I’ve mentored my fair share of individuals, ranging from pre-med students who reached out asking for my advice to filmmakers and artists who were having trouble finding ways reconciling their creative passions with the reality of their day to day family and career responsbility. There have also been cases when I’ve reached out to individuals that I’ve sensed potential in and offered to be a means of overall support. In both instances I’ve been met with amazing experiences that have allowed me to feel even more connected to my crafts and been filled with pride as my mentees progressed on their journeys. There have also been those instances when I’ve been frustrated — calls/meeting times not honored without follow up, advice offered that was blatantly rejected, agreements made that were ignored. The biggest challenge is when this continues to happen after the person reaches out with promises of turning over a new leaf; now wanting to honor their word, we set a new time to map out a plan of action and then….crickets. My sarcastic favorite is after weeks/months of silence, I then get an email where I’m asked for a letter or recommendation or referral that’s needed ASAP.

I totally get it, life happens to us all and part of our journey is learning how to navigate our interaction with others.
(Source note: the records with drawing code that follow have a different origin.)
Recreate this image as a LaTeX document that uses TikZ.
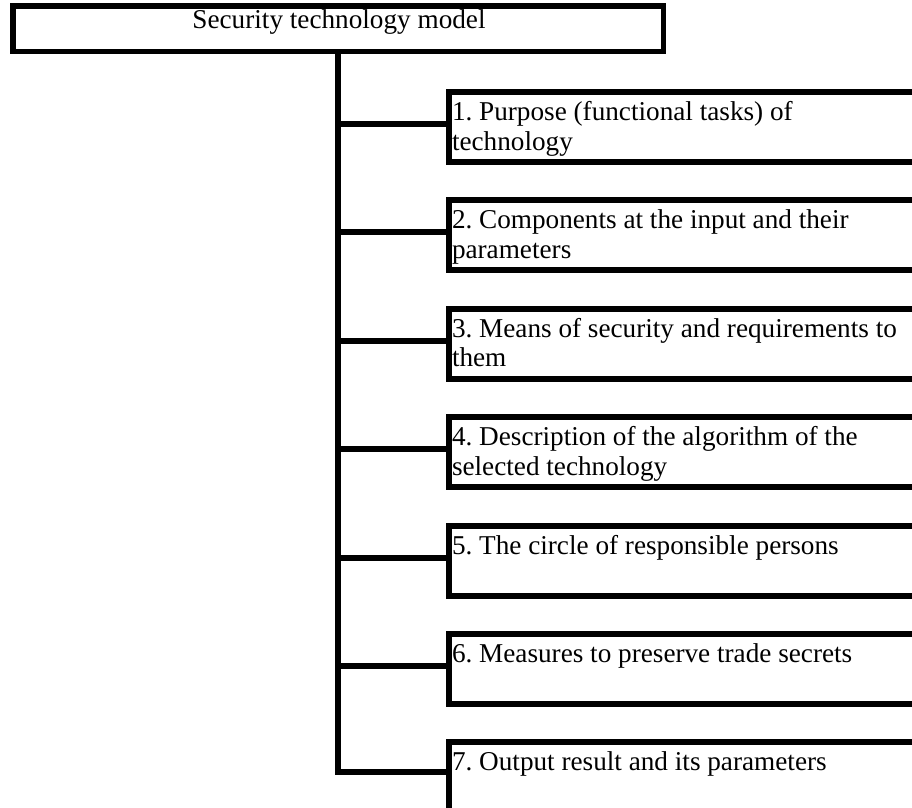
\documentclass[tikz,border=0pt]{standalone}
\usepackage{fontspec}
\setmainfont{Liberation Serif}
\frenchspacing
\begin{document}
\begin{tikzpicture}[x=1pt,y=-1pt,
  headbox/.style={draw, line width=5.5pt, minimum width=650.5pt, minimum height=45.5pt, inner sep=0pt},
  headtxt/.style={anchor=base, inner sep=0pt, font=\fontsize{27.2}{29.5}\selectfont},
  item/.style={draw, line width=6pt, anchor=north west, inner xsep=3pt, inner ysep=0pt,
    font=\fontsize{27.2}{29.5}\selectfont},
  conn/.style={line width=6pt, line join=miter, line cap=butt}]
\useasboundingbox (0,0) rectangle (912,807);
\clip (0,0) rectangle (912,807);
\newcommand{\itemtext}[2][70pt]{\parbox[t][#1][t]{480pt}{\frenchspacing\rule{0pt}{28.5pt}#2}}
% header
\node[headbox] (head) at (338,28.5) {};
\node[headtxt] (headtext) at (339,28.5) {Security technology model};
% items
\node[item] (b1) at (446,89.0) {\itemtext{1. Purpose (functional tasks) of\\technology}};
\node[item] (b2) at (446,197.4) {\itemtext{2. Components at the input and their\\parameters}};
\node[item] (b3) at (446,305.8) {\itemtext{3. Means of security and requirements to\\them}};
\node[item] (b4) at (446,414.2) {\itemtext{4. Description of the algorithm of the\\selected technology}};
\node[item] (b5) at (446,522.6) {\itemtext{5. The circle of responsible persons}};
\node[item] (b6) at (446,631.0) {\itemtext{6. Measures to preserve trade secrets}};
\node[item] (b7) at (446,739.0) {\itemtext[90pt]{7. Output result and its parameters}};
% connectors
\coordinate (c7) at (b7.north west |- 0,772);
\draw[conn] (head.south) |- (c7);
\foreach \i/\y in {b1/124,b2/232.4,b3/340.8,b4/449.2,b5/557.6,b6/666} {
  \draw[conn] (head.south |- 0,\y) -- (\i.north west |- 0,\y);
}
\end{tikzpicture}
\end{document}
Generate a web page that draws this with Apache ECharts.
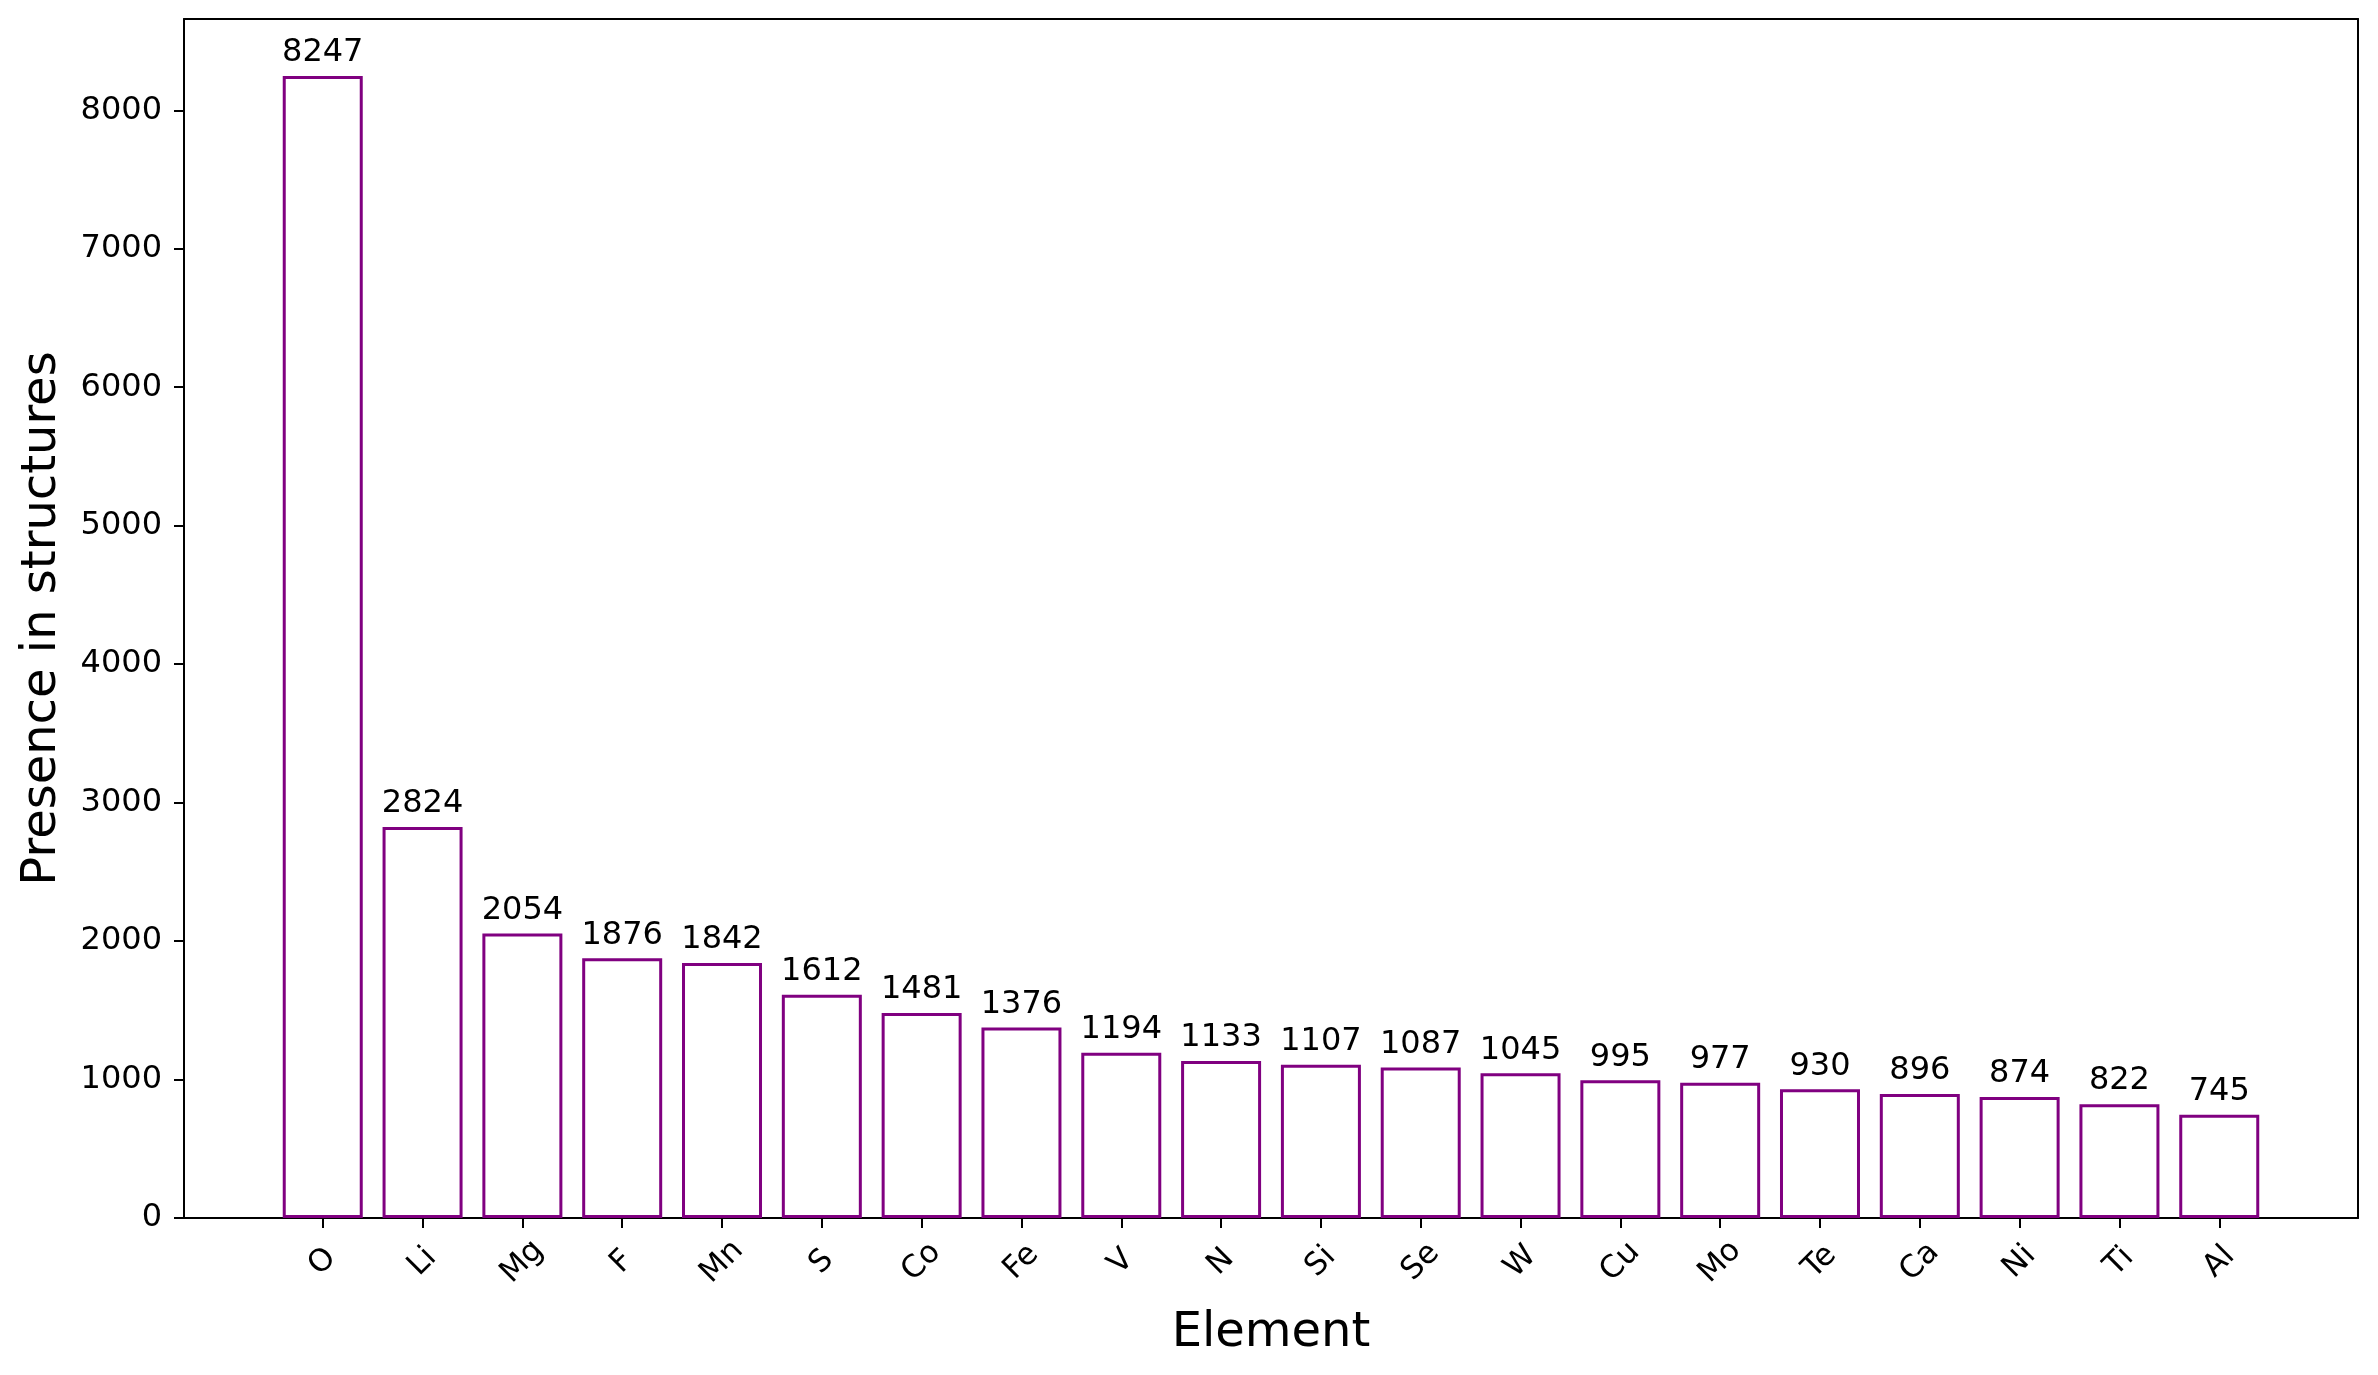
<!DOCTYPE html>
<html>
<head>
<meta charset="utf-8">
<script src="https://cdn.jsdelivr.net/npm/echarts@6/dist/echarts.min.js"></script>
<style>
  html, body { margin: 0; padding: 0; background: #fff; }
  #main { width: 2378px; height: 1375px; }
</style>
</head>
<body>
<div id="main"></div>
<script>
var elements = ['O', 'Li', 'Mg', 'F', 'Mn', 'S', 'Co', 'Fe', 'V', 'N', 'Si', 'Se', 'W', 'Cu', 'Mo', 'Te', 'Ca', 'Ni', 'Ti', 'Al'];
var counts = [8247, 2824, 2054, 1876, 1842, 1612, 1481, 1376, 1194, 1133, 1107, 1087, 1045, 995, 977, 930, 896, 874, 822, 745];
var yTicks = [0, 1000, 2000, 3000, 4000, 5000, 6000, 7000, 8000];

var chart = echarts.init(document.getElementById('main'));

var font = 'DejaVu Sans';
var idx = elements.map(function (e, i) { return i; });
var barData = counts.map(function (v, i) { return [i, v]; });
var yMax = Math.max.apply(null, counts) * 1.05;
var xMin = -1.39, xMax = elements.length - 1 + 1.39;

var option = {
    animation: false,
    backgroundColor: '#ffffff',
    textStyle: { fontFamily: font },
    grid: { left: 184, right: 20, top: 19, bottom: 157 },
    xAxis: [{
        type: 'value',
        min: xMin,
        max: xMax,
        name: 'Element',
        nameLocation: 'middle',
        nameGap: 92,
        nameTextStyle: { fontSize: 48, color: '#000', fontFamily: font },
        splitLine: { show: false },
        axisLine: { show: true, onZero: false, lineStyle: { color: '#000', width: 2 } },
        axisTick: { show: true, length: 10, customValues: idx, lineStyle: { color: '#000', width: 2 } },
        axisLabel: {
            customValues: idx,
            rotate: 45,
            align: 'center',
            verticalAlign: 'middle',
            margin: 44,
            fontSize: 31,
            color: '#000',
            fontFamily: font,
            formatter: function (v) { return elements[Math.round(v)]; }
        }
    }, {
        type: 'value',
        position: 'top',
        min: xMin,
        max: xMax,
        splitLine: { show: false },
        axisLine: { show: true, onZero: false, lineStyle: { color: '#000', width: 2 } },
        axisTick: { show: false },
        axisLabel: { show: false }
    }],
    yAxis: [{
        type: 'value',
        min: 0,
        max: yMax,
        name: 'Presence in structures',
        nameLocation: 'middle',
        nameGap: 117,
        nameTextStyle: { fontSize: 48, color: '#000', fontFamily: font },
        splitLine: { show: false },
        axisLine: { show: true, onZero: false, lineStyle: { color: '#000', width: 2 } },
        axisTick: { show: true, length: 10, customValues: yTicks, lineStyle: { color: '#000', width: 2 } },
        axisLabel: {
            customValues: yTicks, margin: 22, fontSize: 32, color: '#000', fontFamily: font,
            formatter: function (v) { return String(v); }
        }
    }, {
        type: 'value',
        position: 'right',
        min: 0,
        max: yMax,
        splitLine: { show: false },
        axisLine: { show: true, onZero: false, lineStyle: { color: '#000', width: 2 } },
        axisTick: { show: false },
        axisLabel: { show: false }
    }],
    series: [{
        type: 'bar',
        xAxisIndex: 0,
        yAxisIndex: 0,
        data: barData,
        barWidth: 80,
        itemStyle: { color: 'rgba(255,255,255,0)', borderColor: '#800080', borderWidth: 3 },
        label: {
            show: true,
            position: 'top',
            distance: 7,
            fontSize: 32,
            color: '#000',
            fontFamily: font,
            formatter: function (p) { return p.value[1]; }
        }
    }]
};

chart.setOption(option);
</script>
</body>
</html>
While those situations aren’t my favorite, they have been a great source of truth; a lesson for me to not make things personal, a lesson for me to learn when I’ve reached my capacity for what I’m willing to offer and a lesson for me to get real and fight for those that I believe it. That fight is a choice that I am making and have to be OK with the fact that my efforts may or may not resonate; to truly make it about them, I have to be detached from the outcome. Sometimes it works and sometimes it doesn’t. When I spoke with my guest Katie Duke last season, she said something that brought this all home for me. While going through a tough time, she had people around here who were making attempts to help her — “I was just blinded by being that young girl that had really low self esteem and no direction, who had made it a point to push away the people who cared about her the most — which is something that we do when we do not feel good about ourselves.”

We definitely can’t do the work for those in our lives, however it’s important that we align ourselves with the truth about our intentions for helping and do the work to detach out egos from the outcome. While it is their journey to travel, it is nice to have an opportunity to serve as someone’s guide along the way…letting them know, most importantly, that the truth will set them free….if they let it.